Greg Robb – The Wall Street Journal

A Pacific Rim trade agreement is in danger of collapse in the wake of the failure of President Barack Obama and Japanese Prime Minister Shinzo Abe to settle  longstanding bilateral issues, said Derek Scissors, a resident scholar at the American Enterprise Institute, a conservative think-tank, on Tuesday [29 Apr 2014].

A U.S. and Japan deal was seen as crucial to the success of the Trans-Pacific Partnership, a U.S.-led free trade initiative involving 12 nations.

There was a flurry of negotiations while Obama was in Japan last week. After the visit, White House officials have said there had been a breakthrough in a path forward to resolve the issues.

But Scissors called the comments “not credible” because there U.S. has not provided a timetable or specifics, while the Japanese have simply denied there even was a breakthrough.

“We’re now at the point where the TPP  might just fail outright,” Scissors said in an interview, calling Obama’s visit to Japan “a dangerous failure” in economic policy terms.

The U.S. has been pushing for greater access to Japan’s agricultural and service sectors in return for allowing more imports of Japanese autos. Other countries have been waiting to see Japan make concessions before offering their own, analysts said.

The deadlock might push any TPP deal back into 2015, Scissors said.

“You can easily see TPP languish. It is almost a lock that it won’t happen this year,” he said.

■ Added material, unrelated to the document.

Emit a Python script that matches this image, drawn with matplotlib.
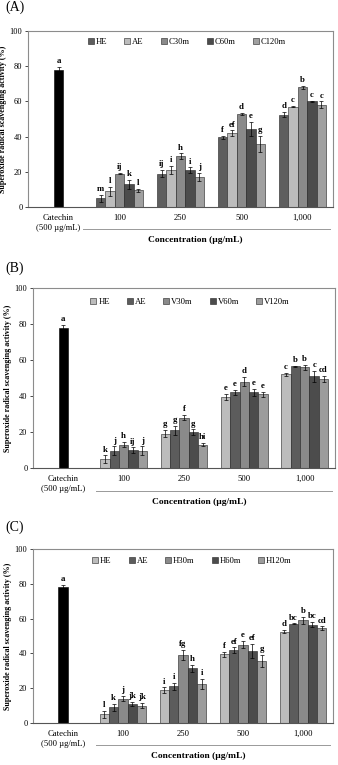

The analyst said there was more than enough blame to go around for both sides.

Abe doesn’t seem interested in economic reform and Obama has not been willing to spend any political capital to support a free-trade deal, unpopular with many Democrats, Scissors said.

Scissors said that U.S. will now have to consider carefully whether to move forward on a broader deal without Japan.

U.S. Agriculture Secretary Tom Vilsack suggested on Monday that the trade agreement might have to proceed without Japan if Tokyo fails to open its agricultural markets to imports, according to a report on Bloomberg News.